Exercise aim: Each line containing the word "matplotlib" should be found and copied.

Source data:
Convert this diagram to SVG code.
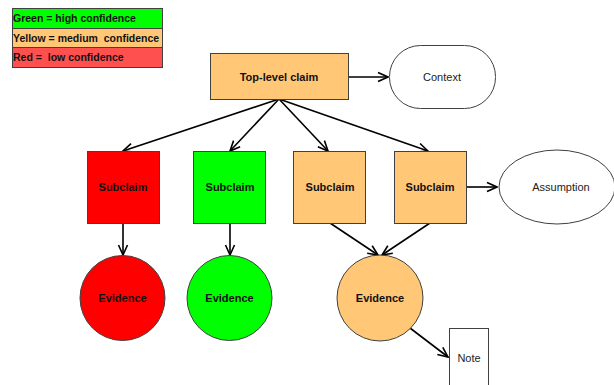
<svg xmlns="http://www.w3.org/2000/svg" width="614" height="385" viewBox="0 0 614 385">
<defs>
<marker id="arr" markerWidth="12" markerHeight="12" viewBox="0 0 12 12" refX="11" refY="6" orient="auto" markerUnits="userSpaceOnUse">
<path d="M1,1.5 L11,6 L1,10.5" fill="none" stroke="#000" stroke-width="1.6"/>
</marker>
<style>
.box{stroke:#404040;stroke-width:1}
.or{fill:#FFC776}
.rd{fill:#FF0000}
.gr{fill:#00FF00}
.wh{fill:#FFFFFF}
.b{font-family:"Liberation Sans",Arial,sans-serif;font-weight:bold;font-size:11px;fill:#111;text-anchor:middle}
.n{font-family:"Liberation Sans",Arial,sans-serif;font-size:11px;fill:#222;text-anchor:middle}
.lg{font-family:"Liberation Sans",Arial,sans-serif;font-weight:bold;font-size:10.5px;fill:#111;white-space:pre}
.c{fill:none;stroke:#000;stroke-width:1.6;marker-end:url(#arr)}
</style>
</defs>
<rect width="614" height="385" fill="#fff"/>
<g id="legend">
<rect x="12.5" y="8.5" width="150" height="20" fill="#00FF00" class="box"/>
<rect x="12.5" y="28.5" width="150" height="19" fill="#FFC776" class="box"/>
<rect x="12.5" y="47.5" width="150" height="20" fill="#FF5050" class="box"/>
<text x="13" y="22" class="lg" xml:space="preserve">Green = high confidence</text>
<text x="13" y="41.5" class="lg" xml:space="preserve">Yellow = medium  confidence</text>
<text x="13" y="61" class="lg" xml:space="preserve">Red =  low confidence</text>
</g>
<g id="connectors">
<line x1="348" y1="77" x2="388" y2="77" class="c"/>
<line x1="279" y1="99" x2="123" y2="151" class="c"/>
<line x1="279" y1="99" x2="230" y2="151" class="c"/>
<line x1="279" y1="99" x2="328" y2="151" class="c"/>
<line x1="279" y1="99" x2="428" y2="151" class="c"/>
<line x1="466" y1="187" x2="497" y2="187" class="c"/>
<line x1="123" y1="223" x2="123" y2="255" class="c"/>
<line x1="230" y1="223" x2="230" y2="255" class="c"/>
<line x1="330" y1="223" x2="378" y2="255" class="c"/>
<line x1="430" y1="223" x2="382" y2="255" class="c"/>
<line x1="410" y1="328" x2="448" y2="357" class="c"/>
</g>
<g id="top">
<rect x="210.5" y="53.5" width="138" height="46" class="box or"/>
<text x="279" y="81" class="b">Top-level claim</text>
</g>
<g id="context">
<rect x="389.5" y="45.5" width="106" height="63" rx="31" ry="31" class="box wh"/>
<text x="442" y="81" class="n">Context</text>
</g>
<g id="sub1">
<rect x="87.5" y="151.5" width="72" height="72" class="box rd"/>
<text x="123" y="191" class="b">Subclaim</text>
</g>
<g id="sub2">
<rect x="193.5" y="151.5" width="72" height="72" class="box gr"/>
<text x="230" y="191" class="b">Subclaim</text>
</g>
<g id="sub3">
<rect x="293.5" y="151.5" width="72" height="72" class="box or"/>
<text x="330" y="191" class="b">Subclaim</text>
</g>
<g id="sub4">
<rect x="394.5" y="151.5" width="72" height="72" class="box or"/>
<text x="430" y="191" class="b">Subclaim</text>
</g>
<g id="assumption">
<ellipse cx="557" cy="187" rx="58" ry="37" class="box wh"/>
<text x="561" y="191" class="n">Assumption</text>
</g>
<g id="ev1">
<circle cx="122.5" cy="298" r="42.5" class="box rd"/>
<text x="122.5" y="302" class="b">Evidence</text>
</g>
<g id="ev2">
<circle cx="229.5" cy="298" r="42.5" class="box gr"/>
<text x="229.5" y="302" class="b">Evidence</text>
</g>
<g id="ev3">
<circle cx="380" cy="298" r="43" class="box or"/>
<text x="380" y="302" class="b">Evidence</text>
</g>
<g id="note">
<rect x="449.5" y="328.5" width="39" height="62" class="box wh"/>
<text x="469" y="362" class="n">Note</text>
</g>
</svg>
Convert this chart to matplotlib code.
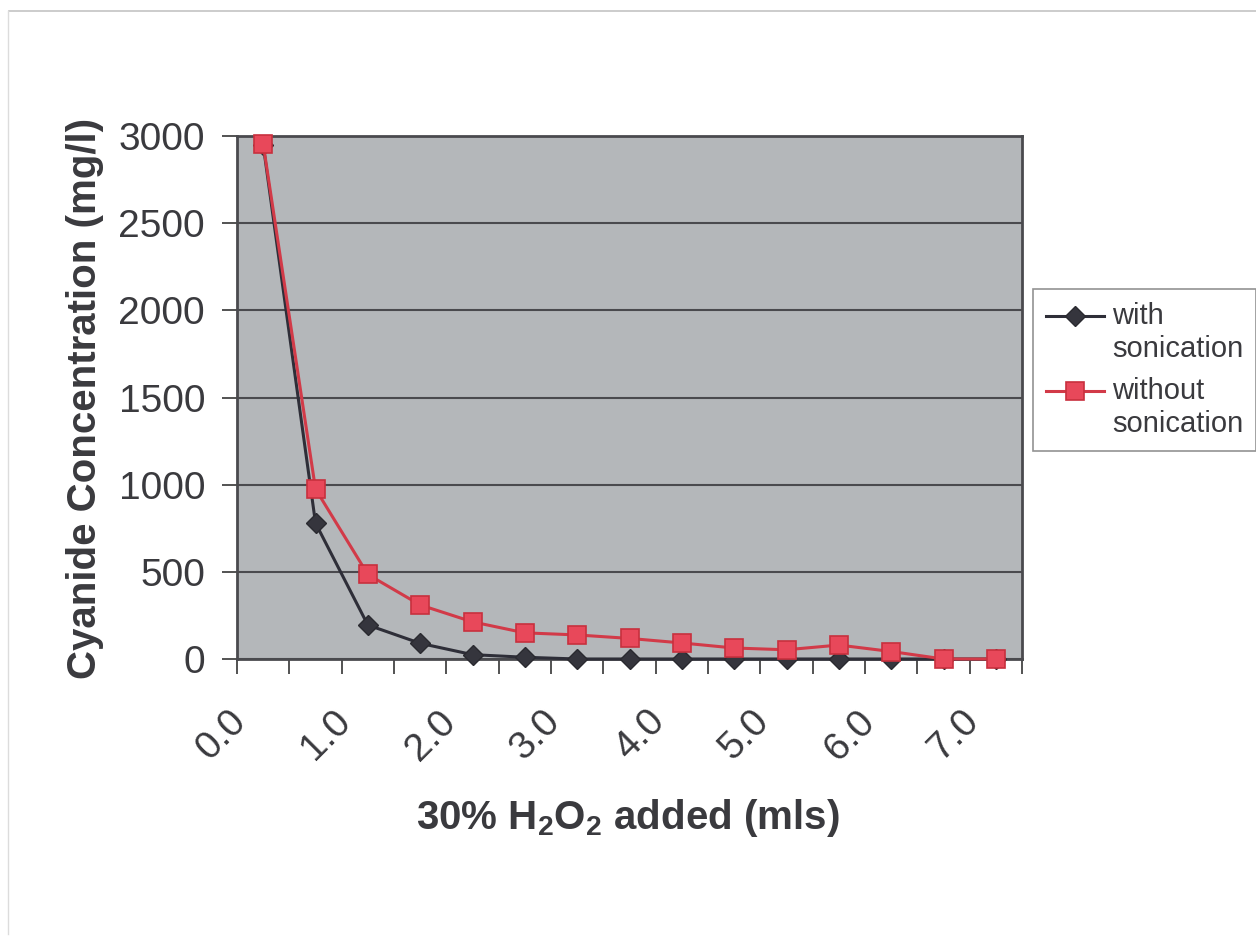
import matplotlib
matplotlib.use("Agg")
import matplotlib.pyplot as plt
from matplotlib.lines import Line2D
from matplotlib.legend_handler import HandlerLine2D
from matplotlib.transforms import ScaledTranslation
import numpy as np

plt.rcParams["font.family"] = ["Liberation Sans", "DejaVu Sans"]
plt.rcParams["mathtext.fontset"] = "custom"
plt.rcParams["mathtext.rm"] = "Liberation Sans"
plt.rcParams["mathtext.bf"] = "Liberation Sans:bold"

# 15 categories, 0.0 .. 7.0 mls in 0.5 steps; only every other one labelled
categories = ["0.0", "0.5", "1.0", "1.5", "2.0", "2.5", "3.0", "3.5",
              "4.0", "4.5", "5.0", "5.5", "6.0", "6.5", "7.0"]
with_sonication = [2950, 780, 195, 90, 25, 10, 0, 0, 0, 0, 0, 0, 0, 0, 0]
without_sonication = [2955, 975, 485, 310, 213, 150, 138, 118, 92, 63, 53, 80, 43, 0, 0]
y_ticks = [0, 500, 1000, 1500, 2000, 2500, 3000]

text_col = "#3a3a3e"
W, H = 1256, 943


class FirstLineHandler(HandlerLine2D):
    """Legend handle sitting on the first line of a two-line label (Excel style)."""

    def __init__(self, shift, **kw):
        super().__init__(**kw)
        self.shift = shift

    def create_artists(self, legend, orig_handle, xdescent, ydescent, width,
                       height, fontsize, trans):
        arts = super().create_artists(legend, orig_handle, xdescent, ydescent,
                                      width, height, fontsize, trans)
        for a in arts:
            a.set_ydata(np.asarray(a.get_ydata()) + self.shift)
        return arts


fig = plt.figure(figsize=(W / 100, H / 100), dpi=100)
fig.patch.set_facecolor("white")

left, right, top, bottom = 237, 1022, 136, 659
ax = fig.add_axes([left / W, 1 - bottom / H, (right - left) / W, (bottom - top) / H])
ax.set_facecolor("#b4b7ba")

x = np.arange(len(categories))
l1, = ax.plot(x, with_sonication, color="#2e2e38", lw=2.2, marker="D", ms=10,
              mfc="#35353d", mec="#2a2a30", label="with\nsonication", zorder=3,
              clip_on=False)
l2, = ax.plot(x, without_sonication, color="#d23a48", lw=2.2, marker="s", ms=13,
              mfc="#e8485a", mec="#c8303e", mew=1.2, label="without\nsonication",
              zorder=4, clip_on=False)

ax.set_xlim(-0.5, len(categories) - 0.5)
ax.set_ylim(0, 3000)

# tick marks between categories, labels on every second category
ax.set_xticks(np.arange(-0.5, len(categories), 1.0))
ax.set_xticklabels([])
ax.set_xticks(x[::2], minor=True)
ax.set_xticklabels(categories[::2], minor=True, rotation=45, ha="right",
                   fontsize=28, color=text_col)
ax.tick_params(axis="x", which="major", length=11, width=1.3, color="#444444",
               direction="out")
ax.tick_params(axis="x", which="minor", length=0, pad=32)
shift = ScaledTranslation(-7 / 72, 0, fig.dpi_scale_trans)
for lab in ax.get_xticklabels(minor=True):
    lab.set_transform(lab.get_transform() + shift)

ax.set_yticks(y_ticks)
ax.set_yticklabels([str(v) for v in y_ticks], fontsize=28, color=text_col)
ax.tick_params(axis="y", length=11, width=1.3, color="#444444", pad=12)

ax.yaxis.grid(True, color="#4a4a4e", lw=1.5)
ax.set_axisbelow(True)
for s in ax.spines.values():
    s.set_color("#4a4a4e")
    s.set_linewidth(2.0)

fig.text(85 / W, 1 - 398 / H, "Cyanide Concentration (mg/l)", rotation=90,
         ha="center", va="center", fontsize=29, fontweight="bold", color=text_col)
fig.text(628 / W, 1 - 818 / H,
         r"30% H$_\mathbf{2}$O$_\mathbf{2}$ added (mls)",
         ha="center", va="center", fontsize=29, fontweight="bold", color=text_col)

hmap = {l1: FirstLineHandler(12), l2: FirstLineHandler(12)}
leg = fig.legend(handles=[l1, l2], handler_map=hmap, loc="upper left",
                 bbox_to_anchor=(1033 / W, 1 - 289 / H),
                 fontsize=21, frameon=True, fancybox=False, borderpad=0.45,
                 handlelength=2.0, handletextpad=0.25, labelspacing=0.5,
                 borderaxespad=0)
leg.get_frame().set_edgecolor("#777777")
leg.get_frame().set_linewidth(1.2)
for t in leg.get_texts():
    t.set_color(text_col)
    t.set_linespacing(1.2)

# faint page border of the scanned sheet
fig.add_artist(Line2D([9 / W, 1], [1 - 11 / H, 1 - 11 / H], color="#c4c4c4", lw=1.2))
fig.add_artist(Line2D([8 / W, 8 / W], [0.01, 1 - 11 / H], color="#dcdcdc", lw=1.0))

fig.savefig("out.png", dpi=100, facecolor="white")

Task output:
Convert this chart to matplotlib code.
import matplotlib
matplotlib.use("Agg")
import matplotlib.pyplot as plt
from matplotlib.lines import Line2D
from matplotlib.legend_handler import HandlerLine2D
from matplotlib.transforms import ScaledTranslation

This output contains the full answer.